His hand pressed to the glass again.
"And I didn't tell you because I didn't want you living afraid of something that might never happen to you."
Something hot and sharp flared in my chest.
"Guess what?" My voice cracked. "It happened."
Jake flinched. "I know."
I backed up until my shoulders hit the far wall. "You could've told me the truth."
"I know, Em."
"I almost lost you and I didn't even know it." That one looked like it hit him physically.
Jake's voice dropped to a whisper. "I am sorry."
I squeezed my eyes shut, breathing uneven. The memory of the alley flickered behind my eyelids. The fear, the weird sensation, the dead man. The stranger.
I forced my eyes open.
"Jake… what happened to that robber exactly?"
His silence answered before he spoke. "He didn't suffer."
My stomach twisted. "That's not an answer."
"He didn't have wounds. He didn't bleed. His body just… shut down. The official report is heart attack. I don't know what actually caused him to die."
My breath caught. "No. No— that wasn't me—"
"It was," Jake said gently, not accusing, not afraid. "And you didn't mean to. You're just defending yourself."
I shook my head hard. "I'm not a killer."
"You're not," he said firmly.
Tears stung, but I refused to let them fall. "Then why am I in a cage?"
Jake's jaw tightened as he lifted a hand and pointed to a monitor mounted near the ceiling. At first, I didn't understand what I was looking at. Just numbers fluctuating.
Then my stomach twisted when I read the title.
Radiation levels.
The screen displayed measurements in microsieverts per hour (µSv/h). The same unit I'd seen on documentaries about nuclear fallout in Chernobyl. Jake spoke quietly, voice steady but strained.
"A normal background level is around 0.1 to 0.2 µSv per hour. That's safe. Completely harmless."
He paused.
"When you woke up here… the level around you was reading 47 µSv/h."
Something cold slid down my spine.
"That's—" I swallowed.
Jake nodded slowly. "I'm sorry, Mily,"
"It's lower now," he continued, lifting the tablet beside him so I could see more clearly. "You're fluctuating quiet high, but the glass barrier absorbs and disperses most of it."
He tapped the glass gently.
"This isn't here to punish you. It's here so the others can be near you safely."
My throat tightened.
"How long has it been?" I whispered.
Jake hesitated, just long enough to tell me the truth would sting. "Sixteen hours."
I stopped breathing. I was unconscious not in my bed, in a glass cage, for sixteen hours.
My voice barely came out. "Did I… is anyone hurt because of this?"
Jake's eyes softened, a flicker of relief.
"No. Oscar is safe. We got you contained before exposure became dangerous."
Dangerous. That word didn't fit with me.
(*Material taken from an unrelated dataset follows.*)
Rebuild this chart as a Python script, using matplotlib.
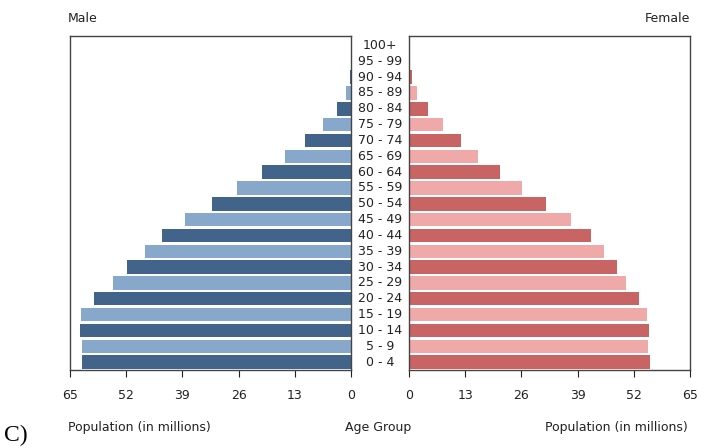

I blinked hard, forcing the world into something that made sense.
"But radiation isn't magic," I rasped. "It's science. It comes from nuclear material or cosmic rays or—not from—" I gestured at myself helplessly. "People."
Jake rubbed the back of his neck.
"I don't fully understand it either. But Damien brought in people. Some experts to help me before. That's why I need you to be calm."
"Emily… you didn't do anything wrong." Damien said. His voice sound lighter from the glass.
My hands curled into fists. "I killed a man today."
"You defended yourself," he corrected firmly. "And something inside you responded to danger before you understood what was happening."
"That doesn't make it okay."
"No," Jake whispered. "It makes it human."
Then Damien stepped closer. "The barrier is temporary. Once your levels drop below 1 µSv/h, you can get out without risking the others."
"One," I echoed. "From twenty."
He nodded.
My voice broke. "I don't want this."
Jake's face softened with helplessness. "I know."
I pressed my forehead to the glass, the hum vibrating faintly against my skin.
"Jake?" My voice trembled. "What if it never goes down? What if I stay like this?"
He turned to Damian and without a word he left us alone after Jake nodded at him. Then Jake pressed a button and the glass slide and closed again when he's inside. His hand slid to mine.
"Wait, you can't,"
"I'll be fine. If I can do it, then you can too," he whispered.
"I'm scared," I admitted.
Jake closed his eyes.
"Me too," he murmured. He pulled me into a hug, and for the first time, I didn't know what to believe anymore.